Big Data is a big growth area for tech pros. But how should people interested in the field build up their skills to become competitive in these hot new roles?
Building Your Foundation Skills
The first place to start, if you’re brand new to Big Data, is to learn as much as possible about the concepts underlying it, which will make the learning of actual tools and techniques that much easier. For example, that means tackling the “engineer” part of Big Data engineer: the math, the computer science, and the programming languages. Nailing the basics is going to help you take on the hard stuff required for the “Big Data” part of any job. To find Big Data jobs, click here.
But where should you start? If you study the job descriptions for Big Data roles, you will find some common requirements for most positions:
- Statistics and math
- Basic computer science (especially algorithms and data structures)
- At least one object-oriented programming language (like Java, Python or C++)
- Knowledge of some of the tools and technologies for parallel programming and Big Data processing (Hadoop, MapReduce, Apache Spark, Zookeeper, etc.)
Once you have the fundamentals down, the next step is diving into actual Big Data technologies. Because there are so many, it can be overwhelming to decide where to start; you can make an informed choice by studying the companies for which you most want to work. What tools do they use? What kind of experience do they expect? You might as well become proficient in the technologies used most at the places you want to work.
How to Become Proficient Enough to Get Hired
If you’re not yet experienced with the tools used by your dream company, it’s a good idea to put them on your “must learn” list. Now take a look at your skill set:
- Do you have a solid understanding of math and programming?
- What do you need to learn to bridge the gap for the jobs you want?
When you look at job descriptions for Big Data roles, does anything in your current skill set overlap with companies’ needs? Are there skills or experiences you don’t yet have, but which seem to appear in a lot of job descriptions? If so, you likely need to acquire those skills before you become a viable candidate. Depending on your goals and the kinds of roles you want, there are a lot of options for building your skills. The best type of skill-building, though, is hands-on project work, where you actually do the sorts of things that would be required of you on the job. Luckily, you don’t have to have a Big Data job in order to get real work experience in the field. Here are some examples of ways to get experience:
Extra Projects in Your Current Role
If you are rocking your current assignments, you may want to start looking around for extra work
that will stretch you in all the right areas. Can you access a data set and do a little analysis for product or customer insights? Try to find ways to integrate on-the-job Big Data work into your current role; in addition to helping you build your skills, it will help you add value to your current employer, too.
Contributing to Open-Source Projects
There are a ton of open-source data tools and technologies. Helping fix bugs or add new features is a great way to give back and improve these technologies, while really learning how they work. Plus, it looks really impressive to have open-source contributions to a library or tool used by the company hiring the role.

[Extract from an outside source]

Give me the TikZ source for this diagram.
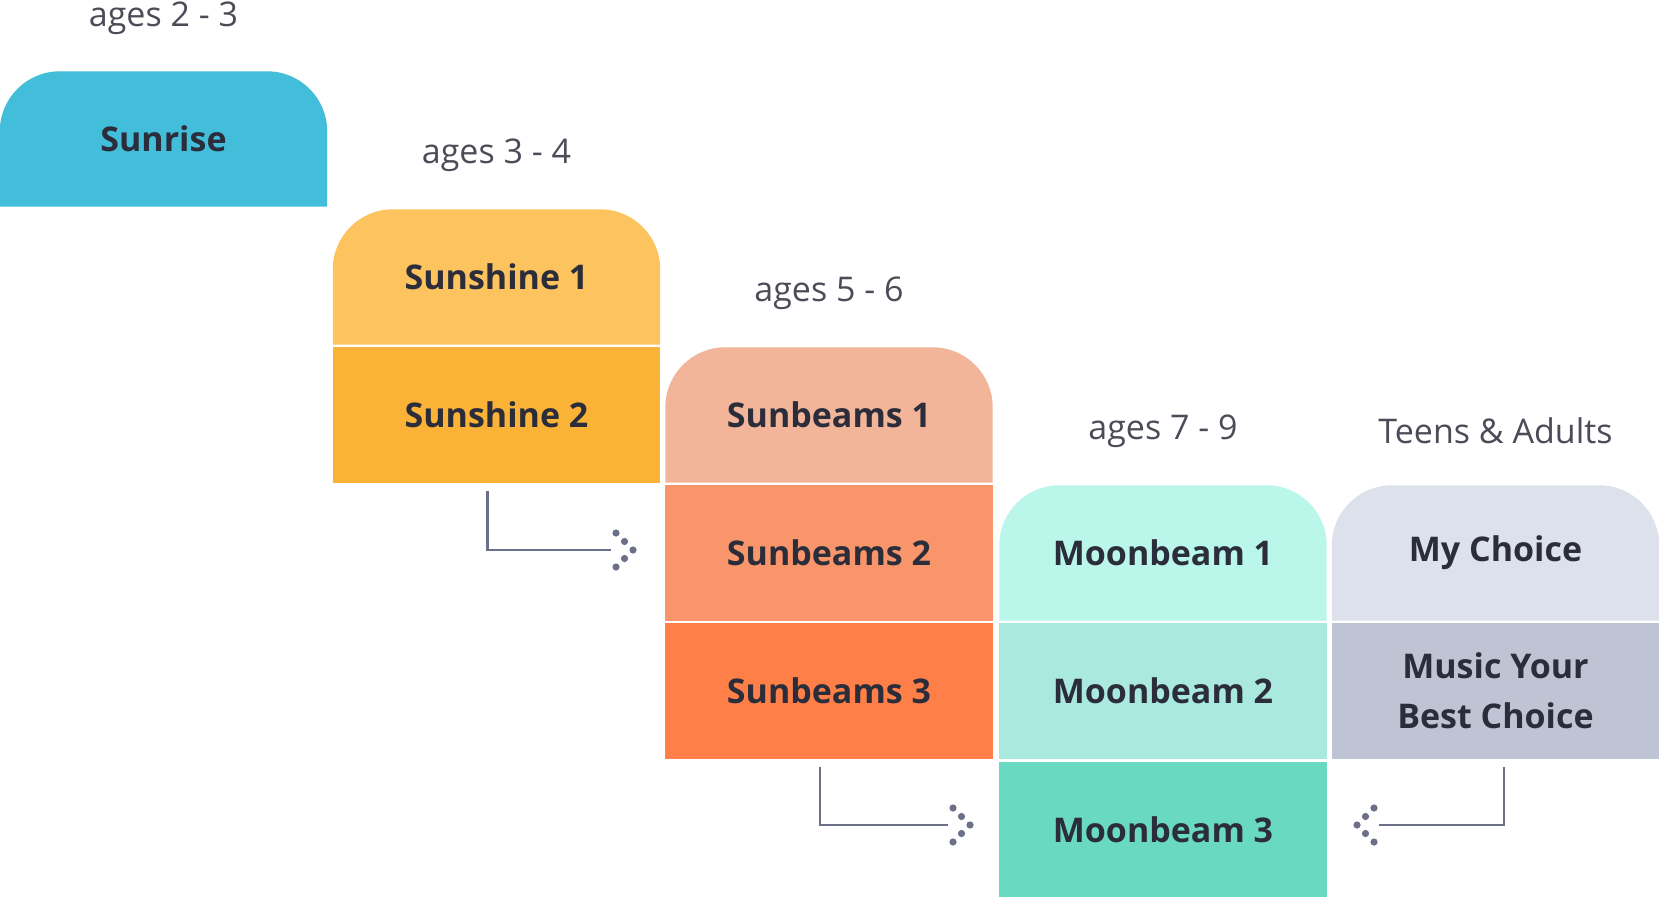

There are all kinds of free data sets
out there on the Internet; why not try building your own little project? Or maybe you know a startup or entrepreneur who could use a little help. Offering free or inexpensive work in exchange for helping you learn is a pretty good trade for both parties. Of course, be careful about your commitments—you don’t want your spare-time side-learning project to be on someone else’s critical path.
Puzzles and Toy Programs
If you don’t have a lot of time, or you don’t have the bandwidth to set up a full project or feature, try your hand solving some puzzles or completing simple tutorials. The Kaggle competitions
are a great collection of little problems; they are sorted by difficulty, too, so you can practice and make progress at your own pace. If you aren’t ready to try things on your own yet, perhaps a more formal training program could prove helpful. There are all kinds of tutorials, trainings, and courses (both free and paid) available. For example:
- Coursera: This site has all kinds of classes on programming, computer science, data science, Big Data, and machine learning. Most of them are free and taught by university instructors. It’s a great resource and a good place to start if you need to improve your foundational skills.
- Big Data University: This site’s whole focus is Big Data, and most of their courses are free. There’s great introductory material, and most of the courses only take a few hours, so you can build your skills without a big time commitment.
- Udemy: This site has a lot of paid classes, and the quality is hit-or-miss (it really depends on the instructor). That being said, there is a big selection, and you can start right away.
- Specialized training: For every Big Data technology, there is a company that offers instruction for it. AWS offers training on using their services for Big Data; Cloudera has instructor-led courses on Hadoop. Options abound, depending on what technologies you want to learn.
Big Data is a big opportunity for people looking to make their careers on the forefront of technology. Even if you lack the skills to get a data-related job today, there are plenty of ways to get up to speed and find a role fast.